## GOAL OF THE EXERCISE
The line containing "17.3, 16.9, 16.2, 15.67, 14.98, 14.4, 13.98, 13.57, 13.15]" marks the end: extract everything from the first line of the data through that line, exactly, with no pictures.

## RECORDED DATA
>> begin

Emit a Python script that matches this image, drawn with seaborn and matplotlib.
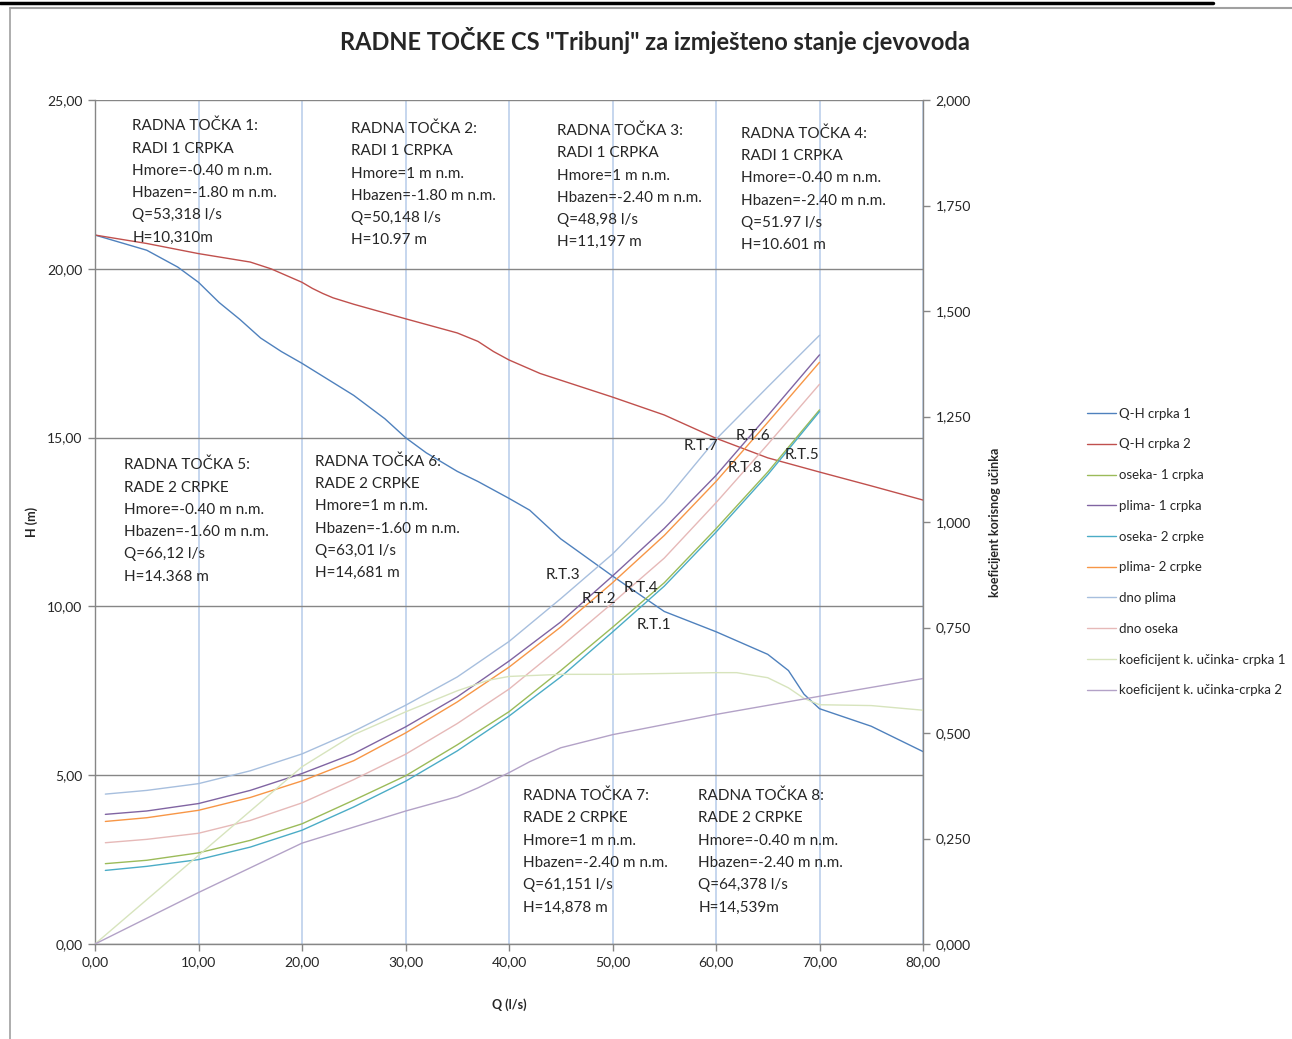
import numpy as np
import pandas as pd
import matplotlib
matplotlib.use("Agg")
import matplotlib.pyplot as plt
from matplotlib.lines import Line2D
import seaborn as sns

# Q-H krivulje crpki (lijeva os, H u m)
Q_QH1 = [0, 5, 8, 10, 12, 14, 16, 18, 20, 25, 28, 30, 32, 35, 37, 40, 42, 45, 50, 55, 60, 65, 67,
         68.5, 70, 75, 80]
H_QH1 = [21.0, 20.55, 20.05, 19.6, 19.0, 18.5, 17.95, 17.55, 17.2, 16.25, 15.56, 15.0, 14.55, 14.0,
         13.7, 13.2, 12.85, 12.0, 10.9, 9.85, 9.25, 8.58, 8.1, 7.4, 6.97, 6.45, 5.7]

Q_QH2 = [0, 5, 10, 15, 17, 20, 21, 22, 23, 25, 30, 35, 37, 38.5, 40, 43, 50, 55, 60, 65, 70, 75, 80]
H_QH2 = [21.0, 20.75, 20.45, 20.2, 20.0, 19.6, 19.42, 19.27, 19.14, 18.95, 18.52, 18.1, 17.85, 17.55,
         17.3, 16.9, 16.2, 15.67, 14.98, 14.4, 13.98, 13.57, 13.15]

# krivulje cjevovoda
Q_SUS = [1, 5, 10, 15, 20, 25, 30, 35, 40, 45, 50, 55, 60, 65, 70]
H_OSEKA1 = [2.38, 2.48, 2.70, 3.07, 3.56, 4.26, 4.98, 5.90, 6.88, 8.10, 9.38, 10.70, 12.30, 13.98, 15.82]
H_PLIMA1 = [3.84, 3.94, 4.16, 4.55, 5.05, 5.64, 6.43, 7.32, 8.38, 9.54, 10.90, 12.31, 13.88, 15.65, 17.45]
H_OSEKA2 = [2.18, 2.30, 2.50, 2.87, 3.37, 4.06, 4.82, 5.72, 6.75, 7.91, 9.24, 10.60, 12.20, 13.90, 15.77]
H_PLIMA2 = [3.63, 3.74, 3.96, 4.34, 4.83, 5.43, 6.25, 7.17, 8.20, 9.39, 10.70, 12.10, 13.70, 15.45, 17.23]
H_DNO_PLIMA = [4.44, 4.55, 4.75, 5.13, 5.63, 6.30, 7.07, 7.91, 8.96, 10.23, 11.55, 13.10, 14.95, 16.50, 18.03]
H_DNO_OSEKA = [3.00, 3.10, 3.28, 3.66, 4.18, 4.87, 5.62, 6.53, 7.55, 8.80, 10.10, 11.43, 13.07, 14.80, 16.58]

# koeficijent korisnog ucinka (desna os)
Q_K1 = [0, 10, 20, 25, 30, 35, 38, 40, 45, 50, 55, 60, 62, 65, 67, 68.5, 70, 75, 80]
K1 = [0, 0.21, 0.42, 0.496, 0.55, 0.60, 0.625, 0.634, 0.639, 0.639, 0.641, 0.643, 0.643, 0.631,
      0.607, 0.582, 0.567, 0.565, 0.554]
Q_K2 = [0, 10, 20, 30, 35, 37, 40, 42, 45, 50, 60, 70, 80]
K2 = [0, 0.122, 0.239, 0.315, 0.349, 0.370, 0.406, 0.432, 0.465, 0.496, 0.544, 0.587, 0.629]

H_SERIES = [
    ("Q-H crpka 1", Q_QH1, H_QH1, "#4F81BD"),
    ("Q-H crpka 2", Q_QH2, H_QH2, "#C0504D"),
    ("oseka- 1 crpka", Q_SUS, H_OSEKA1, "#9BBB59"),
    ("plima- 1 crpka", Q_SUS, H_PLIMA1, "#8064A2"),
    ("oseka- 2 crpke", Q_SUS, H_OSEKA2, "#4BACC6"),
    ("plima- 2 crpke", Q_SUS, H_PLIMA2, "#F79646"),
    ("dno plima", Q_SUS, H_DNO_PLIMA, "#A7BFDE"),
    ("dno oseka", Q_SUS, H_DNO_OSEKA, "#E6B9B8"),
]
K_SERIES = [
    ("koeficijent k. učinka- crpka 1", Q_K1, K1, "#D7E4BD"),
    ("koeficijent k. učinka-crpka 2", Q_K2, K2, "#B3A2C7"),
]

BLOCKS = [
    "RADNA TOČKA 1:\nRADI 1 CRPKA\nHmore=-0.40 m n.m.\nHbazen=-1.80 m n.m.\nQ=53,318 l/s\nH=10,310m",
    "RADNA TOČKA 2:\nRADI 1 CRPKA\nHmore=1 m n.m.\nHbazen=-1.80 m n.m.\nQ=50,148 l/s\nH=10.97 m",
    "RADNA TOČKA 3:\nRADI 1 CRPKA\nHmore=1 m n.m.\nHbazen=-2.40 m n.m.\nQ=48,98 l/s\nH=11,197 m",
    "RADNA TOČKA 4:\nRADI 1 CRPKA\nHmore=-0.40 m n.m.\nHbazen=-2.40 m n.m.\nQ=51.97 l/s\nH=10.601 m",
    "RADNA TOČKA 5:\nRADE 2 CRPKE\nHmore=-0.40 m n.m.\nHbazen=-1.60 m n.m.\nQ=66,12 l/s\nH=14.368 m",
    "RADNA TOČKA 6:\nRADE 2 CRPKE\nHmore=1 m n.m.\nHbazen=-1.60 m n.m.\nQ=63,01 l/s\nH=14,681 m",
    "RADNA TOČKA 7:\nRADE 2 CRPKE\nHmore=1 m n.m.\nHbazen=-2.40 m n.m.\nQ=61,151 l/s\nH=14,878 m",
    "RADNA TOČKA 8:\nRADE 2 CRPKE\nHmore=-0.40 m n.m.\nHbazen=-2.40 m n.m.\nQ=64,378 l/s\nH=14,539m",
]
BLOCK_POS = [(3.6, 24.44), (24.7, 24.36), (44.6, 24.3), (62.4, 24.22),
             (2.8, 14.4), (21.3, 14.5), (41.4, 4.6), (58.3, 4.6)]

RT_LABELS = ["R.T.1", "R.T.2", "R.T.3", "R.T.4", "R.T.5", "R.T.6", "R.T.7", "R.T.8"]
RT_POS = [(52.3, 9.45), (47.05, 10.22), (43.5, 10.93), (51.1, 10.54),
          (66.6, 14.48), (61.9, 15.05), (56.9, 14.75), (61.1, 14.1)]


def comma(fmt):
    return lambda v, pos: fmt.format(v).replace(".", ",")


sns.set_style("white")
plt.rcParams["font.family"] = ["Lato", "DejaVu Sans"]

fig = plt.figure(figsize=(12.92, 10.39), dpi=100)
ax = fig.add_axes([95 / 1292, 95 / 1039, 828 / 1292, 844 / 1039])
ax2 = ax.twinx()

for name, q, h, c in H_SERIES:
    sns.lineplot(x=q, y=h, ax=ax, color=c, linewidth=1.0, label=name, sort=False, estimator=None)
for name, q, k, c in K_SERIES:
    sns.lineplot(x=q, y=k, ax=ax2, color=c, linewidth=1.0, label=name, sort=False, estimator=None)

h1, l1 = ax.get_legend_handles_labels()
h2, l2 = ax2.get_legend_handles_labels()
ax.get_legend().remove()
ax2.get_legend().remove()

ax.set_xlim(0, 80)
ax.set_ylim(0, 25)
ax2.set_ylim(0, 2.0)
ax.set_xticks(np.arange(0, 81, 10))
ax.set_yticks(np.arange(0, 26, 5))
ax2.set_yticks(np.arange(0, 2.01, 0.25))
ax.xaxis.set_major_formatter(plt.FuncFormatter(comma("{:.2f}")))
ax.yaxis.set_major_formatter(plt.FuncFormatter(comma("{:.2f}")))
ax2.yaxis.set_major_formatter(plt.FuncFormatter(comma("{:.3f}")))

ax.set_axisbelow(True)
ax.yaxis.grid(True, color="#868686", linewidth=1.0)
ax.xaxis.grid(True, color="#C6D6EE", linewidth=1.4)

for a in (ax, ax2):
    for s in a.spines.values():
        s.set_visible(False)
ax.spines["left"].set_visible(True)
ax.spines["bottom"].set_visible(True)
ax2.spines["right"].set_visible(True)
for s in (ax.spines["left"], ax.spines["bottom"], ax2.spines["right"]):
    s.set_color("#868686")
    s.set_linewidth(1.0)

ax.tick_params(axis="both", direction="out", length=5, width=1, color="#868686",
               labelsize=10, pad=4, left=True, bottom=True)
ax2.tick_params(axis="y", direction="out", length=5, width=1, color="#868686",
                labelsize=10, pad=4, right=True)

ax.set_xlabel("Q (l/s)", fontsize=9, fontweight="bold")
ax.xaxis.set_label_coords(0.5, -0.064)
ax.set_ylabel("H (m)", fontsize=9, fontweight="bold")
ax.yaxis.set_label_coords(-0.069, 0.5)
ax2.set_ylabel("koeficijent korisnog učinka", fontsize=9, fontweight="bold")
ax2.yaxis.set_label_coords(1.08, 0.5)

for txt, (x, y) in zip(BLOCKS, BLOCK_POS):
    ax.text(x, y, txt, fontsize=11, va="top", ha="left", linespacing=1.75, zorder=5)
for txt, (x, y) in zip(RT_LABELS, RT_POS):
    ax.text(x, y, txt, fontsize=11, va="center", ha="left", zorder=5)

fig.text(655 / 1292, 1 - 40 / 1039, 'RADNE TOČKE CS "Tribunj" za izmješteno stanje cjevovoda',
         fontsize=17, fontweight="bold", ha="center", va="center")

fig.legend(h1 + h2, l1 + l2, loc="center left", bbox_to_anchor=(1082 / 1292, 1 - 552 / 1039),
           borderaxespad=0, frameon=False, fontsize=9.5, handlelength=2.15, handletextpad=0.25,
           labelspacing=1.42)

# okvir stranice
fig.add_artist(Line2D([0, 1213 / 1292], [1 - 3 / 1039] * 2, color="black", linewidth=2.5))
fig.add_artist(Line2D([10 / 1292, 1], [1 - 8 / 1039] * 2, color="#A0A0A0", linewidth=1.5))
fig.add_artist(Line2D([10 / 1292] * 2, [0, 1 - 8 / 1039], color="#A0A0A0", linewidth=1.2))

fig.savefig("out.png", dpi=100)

>> end

## SOLUTION FOR THIS TASK
Emit a Python script that matches this image, drawn with seaborn and matplotlib.
import numpy as np
import pandas as pd
import matplotlib
matplotlib.use("Agg")
import matplotlib.pyplot as plt
from matplotlib.lines import Line2D
import seaborn as sns

# Q-H krivulje crpki (lijeva os, H u m)
Q_QH1 = [0, 5, 8, 10, 12, 14, 16, 18, 20, 25, 28, 30, 32, 35, 37, 40, 42, 45, 50, 55, 60, 65, 67,
         68.5, 70, 75, 80]
H_QH1 = [21.0, 20.55, 20.05, 19.6, 19.0, 18.5, 17.95, 17.55, 17.2, 16.25, 15.56, 15.0, 14.55, 14.0,
         13.7, 13.2, 12.85, 12.0, 10.9, 9.85, 9.25, 8.58, 8.1, 7.4, 6.97, 6.45, 5.7]

Q_QH2 = [0, 5, 10, 15, 17, 20, 21, 22, 23, 25, 30, 35, 37, 38.5, 40, 43, 50, 55, 60, 65, 70, 75, 80]
H_QH2 = [21.0, 20.75, 20.45, 20.2, 20.0, 19.6, 19.42, 19.27, 19.14, 18.95, 18.52, 18.1, 17.85, 17.55,
         17.3, 16.9, 16.2, 15.67, 14.98, 14.4, 13.98, 13.57, 13.15]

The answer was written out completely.